Thursday, January 20, 2005

Bad losers or what?

As preparations are made for the inauguration of President Bush for his second term (note to various rather hysterical politicians in Europe: it is also his last term as he is forbidden by constitutional arrangements from running again, so there is no need to hyperventilate and, yes, that means you, Prime Minister of Norway), several media organizations have decided to re-run the election. This time they will not have that pesky electorate to worry about.

Results have been somewhat mixed, depending rather on what the questions were and who was being asked. Thus the poll run jointly by the New York Times (generally a Democrat-leaning paper, though somewhat more balanced than, say, the BBC) and CBS (of Blathergate fame) produced responses that you would expect, though the two organizations seem a little disappointed and running the story as Americans conflicted on 2nd term.
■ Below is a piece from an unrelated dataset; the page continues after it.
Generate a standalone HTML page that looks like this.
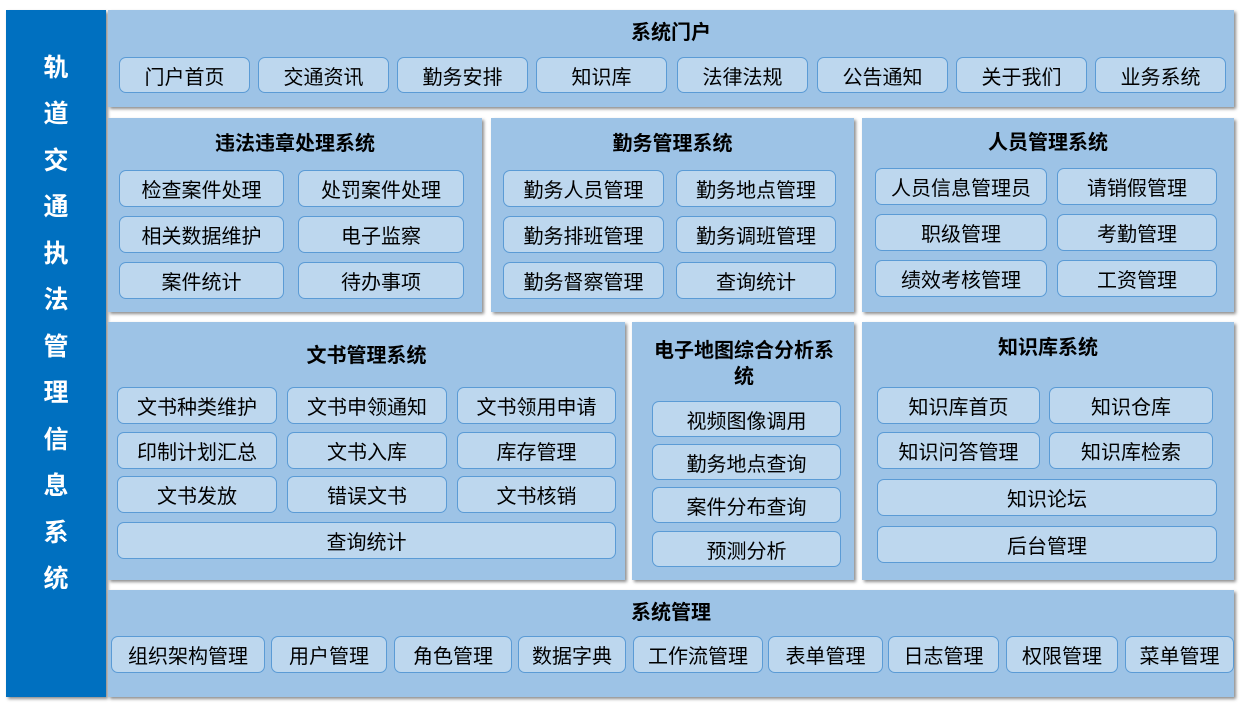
<!DOCTYPE html>
<html><head><meta charset="utf-8"><style>
body{margin:0;width:1248px;height:707px;background:#fff;position:relative;overflow:hidden;font-family:"Liberation Sans","Noto Sans CJK SC",sans-serif}
.p{position:absolute;background:#9DC3E6;box-shadow:2px 2px 3px rgba(0,0,0,.45)}
.b{position:absolute;background:#BDD7EE;border:1px solid #5B9BD5;border-radius:7px;box-sizing:border-box;display:flex;align-items:center;justify-content:center;font-size:20px;color:#000;white-space:nowrap}
.t{position:absolute;font-weight:bold;font-size:20px;text-align:center;color:#000;line-height:26px}
#l{position:absolute;left:6px;top:10px;width:100px;height:687px;box-sizing:border-box;padding-bottom:60px;background:#0070C0;color:#fff;font-weight:bold;font-size:25px;display:flex;flex-direction:column;align-items:center;justify-content:center;line-height:46.5px;box-shadow:2px 2px 3px rgba(0,0,0,.45)}
</style></head><body>
<div id="l"><div>轨</div><div>道</div><div>交</div><div>通</div><div>执</div><div>法</div><div>管</div><div>理</div><div>信</div><div>息</div><div>系</div><div>统</div></div>

<div class="p" style="left:108px;top:10px;width:1126px;height:97px"></div>
<div class="t" style="left:108px;top:20px;width:1126px">系统门户</div>
<div class="b" style="left:119px;top:57px;width:131px;height:36px">门户首页</div>
<div class="b" style="left:258px;top:57px;width:131px;height:36px">交通资讯</div>
<div class="b" style="left:397px;top:57px;width:131px;height:36px">勤务安排</div>
<div class="b" style="left:536px;top:57px;width:131px;height:36px">知识库</div>
<div class="b" style="left:677px;top:57px;width:131px;height:36px">法律法规</div>
<div class="b" style="left:817px;top:57px;width:131px;height:36px">公告通知</div>
<div class="b" style="left:956px;top:57px;width:131px;height:36px">关于我们</div>
<div class="b" style="left:1095px;top:57px;width:131px;height:36px">业务系统</div>

<div class="p" style="left:108px;top:118px;width:374px;height:194px"></div>
<div class="t" style="left:108px;top:131px;width:374px">违法违章处理系统</div>
<div class="b" style="left:119px;top:170px;width:165px;height:37px">检查案件处理</div>
<div class="b" style="left:298px;top:170px;width:166px;height:37px">处罚案件处理</div>
<div class="b" style="left:119px;top:216px;width:165px;height:37px">相关数据维护</div>
<div class="b" style="left:298px;top:216px;width:166px;height:37px">电子监察</div>
<div class="b" style="left:119px;top:262px;width:165px;height:37px">案件统计</div>
<div class="b" style="left:298px;top:262px;width:166px;height:37px">待办事项</div>

<div class="p" style="left:491px;top:118px;width:363px;height:194px"></div>
<div class="t" style="left:491px;top:131px;width:363px">勤务管理系统</div>
<div class="b" style="left:503px;top:170px;width:161px;height:37px">勤务人员管理</div>
<div class="b" style="left:676px;top:170px;width:160px;height:37px">勤务地点管理</div>
<div class="b" style="left:503px;top:216px;width:161px;height:37px">勤务排班管理</div>
<div class="b" style="left:676px;top:216px;width:160px;height:37px">勤务调班管理</div>
<div class="b" style="left:503px;top:262px;width:161px;height:37px">勤务督察管理</div>
<div class="b" style="left:676px;top:262px;width:160px;height:37px">查询统计</div>

<div class="p" style="left:862px;top:118px;width:372px;height:194px"></div>
<div class="t" style="left:862px;top:130px;width:372px">人员管理系统</div>
<div class="b" style="left:875px;top:168px;width:172px;height:37px">人员信息管理员</div>
<div class="b" style="left:1057px;top:168px;width:160px;height:37px">请销假管理</div>
<div class="b" style="left:875px;top:214px;width:172px;height:37px">职级管理</div>
<div class="b" style="left:1057px;top:214px;width:160px;height:37px">考勤管理</div>
<div class="b" style="left:875px;top:260px;width:172px;height:37px">绩效考核管理</div>
<div class="b" style="left:1057px;top:260px;width:160px;height:37px">工资管理</div>

<div class="p" style="left:108px;top:322px;width:517px;height:258px"></div>
<div class="t" style="left:108px;top:343px;width:517px">文书管理系统</div>
<div class="b" style="left:117px;top:387px;width:160px;height:37px">文书种类维护</div>
<div class="b" style="left:287px;top:387px;width:160px;height:37px">文书申领通知</div>
<div class="b" style="left:457px;top:387px;width:159px;height:37px">文书领用申请</div>
<div class="b" style="left:117px;top:432px;width:160px;height:37px">印制计划汇总</div>
<div class="b" style="left:287px;top:432px;width:160px;height:37px">文书入库</div>
<div class="b" style="left:457px;top:432px;width:159px;height:37px">库存管理</div>
<div class="b" style="left:117px;top:476px;width:160px;height:37px">文书发放</div>
<div class="b" style="left:287px;top:476px;width:160px;height:37px">错误文书</div>
<div class="b" style="left:457px;top:476px;width:159px;height:37px">文书核销</div>
<div class="b" style="left:117px;top:522px;width:499px;height:37px">查询统计</div>

<div class="p" style="left:632px;top:322px;width:222px;height:258px"></div>
<div class="t" style="left:648px;top:338px;width:192px">电子地图综合分析系统</div>
<div class="b" style="left:652px;top:401px;width:189px;height:36px">视频图像调用</div>
<div class="b" style="left:652px;top:444px;width:189px;height:36px">勤务地点查询</div>
<div class="b" style="left:652px;top:487px;width:189px;height:36px">案件分布查询</div>
<div class="b" style="left:652px;top:531px;width:189px;height:36px">预测分析</div>

<div class="p" style="left:862px;top:322px;width:372px;height:258px"></div>
<div class="t" style="left:862px;top:335px;width:372px">知识库系统</div>
<div class="b" style="left:877px;top:387px;width:163px;height:37px">知识库首页</div>
<div class="b" style="left:1049px;top:387px;width:164px;height:37px">知识仓库</div>
<div class="b" style="left:877px;top:432px;width:163px;height:37px">知识问答管理</div>
<div class="b" style="left:1049px;top:432px;width:164px;height:37px">知识库检索</div>
<div class="b" style="left:877px;top:479px;width:340px;height:37px">知识论坛</div>
<div class="b" style="left:877px;top:526px;width:340px;height:37px">后台管理</div>

<div class="p" style="left:108px;top:590px;width:1126px;height:107px"></div>
<div class="t" style="left:108px;top:600px;width:1126px">系统管理</div>
<div class="b" style="left:111px;top:636px;width:154px;height:37px">组织架构管理</div>
<div class="b" style="left:271px;top:636px;width:116px;height:37px">用户管理</div>
<div class="b" style="left:394px;top:636px;width:118px;height:37px">角色管理</div>
<div class="b" style="left:518px;top:636px;width:108px;height:37px">数据字典</div>
<div class="b" style="left:633px;top:636px;width:130px;height:37px">工作流管理</div>
<div class="b" style="left:768px;top:636px;width:115px;height:37px">表单管理</div>
<div class="b" style="left:888px;top:636px;width:111px;height:37px">日志管理</div>
<div class="b" style="left:1006px;top:636px;width:112px;height:37px">权限管理</div>
<div class="b" style="left:1125px;top:636px;width:109px;height:37px">菜单管理</div>
</body></html>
Basically, says the NYT story through gritted teeth, Americans are optimistic about the future, which just shows that they are optimistic people. Well, of course. It is what distinguishes them from rather frightened and pessimistic Europeans and makes it possible for them to achieve things while the EU blathers on about “soft power”, i.e. no power. Time was, the British were like that, too.

There are also certain pessimistic responses. The majority thinks that the Social Security system needs to be overhauled but people remain dubious that Bush’s announced proposals will do the trick. No surprises there.

There is also a certain pessimism about Iraq in that the majority thinks that American troops will still be there at the end of the four-year term. Clearly, they were not asked whether they thought anything was being achieved, as those responses might have been too varied for two media companies’ taste.

In the meantime the BBC World Service conducted its own world-wide survey in 21 countries, a number of whom, like China, Lebanon and, increasingly, Russia have very little say in the choice of their own government. Nevertheless, the international polling firm GlobeScan asked 1,000 or so people in these 21 countries, all disparate in population, political culture and attitude towards questionnaires.

The majority in 16 countries (and after all, 1,000 or so people counts for a lot in a country like China or, even, Indonesia) said that President Bush was a negative phenomenon for global peace and security. In a BBC-commissioned poll? There’s a surprise.

It is quite clear what all these media companies would prefer: a system like that of the European Union, where the legislative and executive powers are vested in an unelected body and where politics goes on as a managerial process, regardless of troublesome electorates and where, therefore, exaggerated attention is paid to ridiculous opinion polls.